Details der beiden Prozessoren:
- Ein 16-Qubit Prozessor, der weitaus komplexere Experimente ermöglicht als der bisher verfügbare 5-Qubit Prozessor. Entwickler, Programmierer und Forscher können den kostenlosen Zugriff auf die Installation nutzen, um Quanten-Algorithmen auszutesten und Experimente durchzuführen. Zusätzlich werden Lernmaterialien und Simulationen zur Verfügung gestellt. Ein Beta-Zugang ist seit heute über das neue Software Development Kit auf GitHub offen.
- Der erste Prototyp eines kommerziellen Prozessors mit 17 Qubits stelle den bis heute leistungsfähigsten IBM Quantenprozessor dar. Dank Verbesserungen beim Material und der Architektur sei er mindestens zweimal so schnell wie die heute über die IBM-Cloud zugreifbaren Prozessoren. Er soll den Kern der ersten kommerziell verfügbaren IBM Q Systeme bilden.
„Die angekündigten Verbesserungen erlauben es IBM, zukünftig Prozessoren zu bauen, die aus 50 oder mehr Qubits bestehen und damit die Leistung heutiger Computersysteme übersteigen“, sagt Arvind Krishna, Senior Vice President and Director of IBM Research and Hybrid Cloud. “Diese Entwicklungen unserer über die IBM- Cloud verfügbaren Quantensysteme erlauben es uns, über ganz neue Anwendungsgebiete nachzudenken und Gebiete zu erforschen, die mit klassischen Computers alleine unerreichbar sind.“
Neue Metrik beim Quantum Volume
Die Leistungsfähigkeit von Quantenprozessoren zur Lösung von ganz praktischen Problemen hänge aber von weitaus mehr ab als der reinen Zahl ihrer Qubits. Aufgrund der fragilen Natur von Quanteninformationen brauche es für eine Leistungsverbesserung solcher Systeme auch Qualitätsverbesserungen bei den einzelnen Qubits sowie ihrer Interaktion untereinander bei gleichzeitiger Minimierung der auftretenden Quantenfehler. IBM habe eine neue Metrik übernommen, die die Leistungsfähigkeit von Quantensystemen charakterisiere – das so genannte Quantum Volume. Quantum Volume stehe für die Anzahl und Qualität der Qubits, ihrer Leiterverbindungen sowie den Fehlerraten im Rahmen Quantenzustandsmessungen.

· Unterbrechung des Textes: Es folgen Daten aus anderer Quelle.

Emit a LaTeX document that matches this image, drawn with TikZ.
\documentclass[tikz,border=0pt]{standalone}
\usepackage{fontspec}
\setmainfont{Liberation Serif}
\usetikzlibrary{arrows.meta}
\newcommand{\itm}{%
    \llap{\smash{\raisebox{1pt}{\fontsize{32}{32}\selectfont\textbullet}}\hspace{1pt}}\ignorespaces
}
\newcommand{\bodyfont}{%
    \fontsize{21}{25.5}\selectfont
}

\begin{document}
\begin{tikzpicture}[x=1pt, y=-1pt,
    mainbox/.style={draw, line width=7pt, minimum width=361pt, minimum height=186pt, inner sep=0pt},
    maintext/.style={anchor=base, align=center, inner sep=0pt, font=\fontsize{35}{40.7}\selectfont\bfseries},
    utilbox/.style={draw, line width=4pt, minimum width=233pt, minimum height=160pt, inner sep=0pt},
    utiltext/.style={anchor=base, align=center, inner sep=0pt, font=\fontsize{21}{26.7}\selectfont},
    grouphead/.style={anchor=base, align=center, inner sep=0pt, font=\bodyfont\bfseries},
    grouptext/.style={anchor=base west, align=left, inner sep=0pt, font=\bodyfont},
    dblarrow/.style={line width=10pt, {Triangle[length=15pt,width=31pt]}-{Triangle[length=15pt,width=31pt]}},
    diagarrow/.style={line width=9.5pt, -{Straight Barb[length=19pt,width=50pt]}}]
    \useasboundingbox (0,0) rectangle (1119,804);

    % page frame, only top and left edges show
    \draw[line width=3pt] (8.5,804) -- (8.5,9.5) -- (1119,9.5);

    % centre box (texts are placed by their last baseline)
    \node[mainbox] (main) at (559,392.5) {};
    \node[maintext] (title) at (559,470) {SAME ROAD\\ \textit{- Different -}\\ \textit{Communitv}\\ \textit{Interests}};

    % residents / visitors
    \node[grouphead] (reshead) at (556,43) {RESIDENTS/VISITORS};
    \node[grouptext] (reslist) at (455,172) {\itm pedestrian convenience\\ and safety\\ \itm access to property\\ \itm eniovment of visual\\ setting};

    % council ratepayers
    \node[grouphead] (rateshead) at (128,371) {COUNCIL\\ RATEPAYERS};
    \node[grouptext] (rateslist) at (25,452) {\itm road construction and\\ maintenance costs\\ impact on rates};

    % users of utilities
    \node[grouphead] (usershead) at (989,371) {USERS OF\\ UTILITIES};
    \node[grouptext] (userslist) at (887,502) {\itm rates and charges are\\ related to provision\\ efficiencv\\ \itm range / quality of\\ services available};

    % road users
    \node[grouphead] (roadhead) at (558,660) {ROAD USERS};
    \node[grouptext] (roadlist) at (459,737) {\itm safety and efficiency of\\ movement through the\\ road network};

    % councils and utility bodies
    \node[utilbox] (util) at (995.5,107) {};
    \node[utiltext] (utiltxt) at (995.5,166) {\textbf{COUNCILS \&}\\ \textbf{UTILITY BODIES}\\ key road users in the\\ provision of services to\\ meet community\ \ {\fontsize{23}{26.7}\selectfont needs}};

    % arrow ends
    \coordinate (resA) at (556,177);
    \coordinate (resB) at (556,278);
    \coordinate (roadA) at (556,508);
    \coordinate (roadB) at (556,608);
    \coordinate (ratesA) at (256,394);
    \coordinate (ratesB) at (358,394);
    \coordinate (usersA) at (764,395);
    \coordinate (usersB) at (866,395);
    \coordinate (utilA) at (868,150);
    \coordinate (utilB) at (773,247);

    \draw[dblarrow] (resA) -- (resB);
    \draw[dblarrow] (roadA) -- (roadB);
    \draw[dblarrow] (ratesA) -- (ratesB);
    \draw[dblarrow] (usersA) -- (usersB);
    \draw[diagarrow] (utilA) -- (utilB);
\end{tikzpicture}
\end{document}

Der IBM-Prototyp biete deutliche Verbesserungen beim Quantum Volume. In den nächsten Jahren plant IBM, diese Technologie massiv voranzutreiben und das Quantum Volume zukünftiger Systeme weiter zu verbessern – bis hin zu den 50 Qubit-Prozessoren. Experten finden weitere Details in diesem Fachartikel
Während die Technologien, die klassische Computer und ihre Anwendungen wie Watson dabei helfen, Muster und Zusammenhänge in großen vorhandenen Datenmengen zu erkennen, sollen Quantencomputer helfen, Problemlösungen zu finden, bei denen Muster nicht erkannt werden könnten, weil nicht genügend Datenmaterial vorhanden und damit viel zu viele Lösungsansätze denkbar wären, um sie mit heutigen Rechnern zu bewältigen.

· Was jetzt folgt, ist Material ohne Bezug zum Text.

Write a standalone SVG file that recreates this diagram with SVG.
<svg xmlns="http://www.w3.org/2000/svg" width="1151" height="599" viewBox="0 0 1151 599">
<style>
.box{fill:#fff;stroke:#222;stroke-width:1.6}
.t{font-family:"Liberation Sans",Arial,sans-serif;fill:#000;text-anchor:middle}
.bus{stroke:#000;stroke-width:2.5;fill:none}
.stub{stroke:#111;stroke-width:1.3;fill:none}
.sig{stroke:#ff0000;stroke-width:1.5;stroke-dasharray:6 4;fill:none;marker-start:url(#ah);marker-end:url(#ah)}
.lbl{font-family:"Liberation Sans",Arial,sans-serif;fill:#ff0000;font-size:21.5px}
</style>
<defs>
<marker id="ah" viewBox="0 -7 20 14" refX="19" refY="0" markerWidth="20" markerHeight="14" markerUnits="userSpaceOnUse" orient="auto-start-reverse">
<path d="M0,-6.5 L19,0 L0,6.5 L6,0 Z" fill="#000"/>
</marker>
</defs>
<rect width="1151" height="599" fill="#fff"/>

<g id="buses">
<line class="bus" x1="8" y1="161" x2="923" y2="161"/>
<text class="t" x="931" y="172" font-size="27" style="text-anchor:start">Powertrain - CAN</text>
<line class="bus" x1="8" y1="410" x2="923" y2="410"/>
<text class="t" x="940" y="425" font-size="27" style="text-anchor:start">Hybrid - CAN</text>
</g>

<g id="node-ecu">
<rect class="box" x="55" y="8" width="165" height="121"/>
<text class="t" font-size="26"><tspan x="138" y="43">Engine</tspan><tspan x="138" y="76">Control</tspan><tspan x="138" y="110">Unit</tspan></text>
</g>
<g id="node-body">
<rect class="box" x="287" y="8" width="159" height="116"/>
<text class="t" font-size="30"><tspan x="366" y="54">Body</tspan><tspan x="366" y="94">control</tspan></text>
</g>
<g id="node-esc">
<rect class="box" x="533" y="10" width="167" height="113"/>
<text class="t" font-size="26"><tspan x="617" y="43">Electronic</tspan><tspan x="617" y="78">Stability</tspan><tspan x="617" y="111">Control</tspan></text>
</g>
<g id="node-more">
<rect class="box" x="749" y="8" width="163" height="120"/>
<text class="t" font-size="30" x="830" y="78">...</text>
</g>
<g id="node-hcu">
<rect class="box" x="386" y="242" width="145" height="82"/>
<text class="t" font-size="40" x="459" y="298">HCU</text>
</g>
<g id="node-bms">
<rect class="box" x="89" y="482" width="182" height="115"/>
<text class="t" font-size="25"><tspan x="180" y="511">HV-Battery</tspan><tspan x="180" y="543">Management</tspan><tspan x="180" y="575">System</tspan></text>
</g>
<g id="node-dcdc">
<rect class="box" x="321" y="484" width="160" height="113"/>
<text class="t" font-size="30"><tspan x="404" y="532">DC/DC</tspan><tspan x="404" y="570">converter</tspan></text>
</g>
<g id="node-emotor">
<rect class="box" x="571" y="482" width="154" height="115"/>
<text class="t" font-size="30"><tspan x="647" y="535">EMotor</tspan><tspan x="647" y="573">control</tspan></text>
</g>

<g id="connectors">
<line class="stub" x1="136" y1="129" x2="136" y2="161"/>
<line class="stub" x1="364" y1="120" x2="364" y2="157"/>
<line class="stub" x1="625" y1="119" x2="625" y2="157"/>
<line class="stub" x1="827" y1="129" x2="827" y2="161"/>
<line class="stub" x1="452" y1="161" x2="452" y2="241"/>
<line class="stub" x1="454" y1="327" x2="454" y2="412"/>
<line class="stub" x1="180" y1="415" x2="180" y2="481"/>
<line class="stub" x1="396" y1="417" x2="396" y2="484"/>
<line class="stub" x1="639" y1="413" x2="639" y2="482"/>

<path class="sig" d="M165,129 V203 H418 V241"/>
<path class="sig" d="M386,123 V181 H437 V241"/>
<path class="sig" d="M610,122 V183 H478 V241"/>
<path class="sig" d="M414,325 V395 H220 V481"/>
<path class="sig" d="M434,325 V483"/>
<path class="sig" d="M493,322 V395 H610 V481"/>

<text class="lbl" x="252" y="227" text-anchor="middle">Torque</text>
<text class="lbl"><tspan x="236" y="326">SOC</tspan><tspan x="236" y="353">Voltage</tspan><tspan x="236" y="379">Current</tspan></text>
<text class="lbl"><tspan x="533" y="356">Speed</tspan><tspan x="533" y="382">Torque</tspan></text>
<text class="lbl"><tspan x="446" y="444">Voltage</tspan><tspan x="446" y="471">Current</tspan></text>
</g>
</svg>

Zukünftige Anwendungen von Quantencomputern könnten sein:
- Prozessoptimierungen in Supply Chains und Logistik. Neue Ansätze bei Finanzmodellen und Risikoanalysen.
- Materialwissenschaften und Chemie durch die Entdeckung von bisher ungeklärten oder gänzlich unbekannten chemischen Verbindungen für neue Materialien und die Pharmaforschung.
- Künstliche Intelligenz durch Verbesserung einzelnen Komponente wie Machine Learning
- Sicherheit in Cloud-Umgebungen durch verstärkten Schutz von privaten Daten durch quantenbasierte Verschlüsselungen.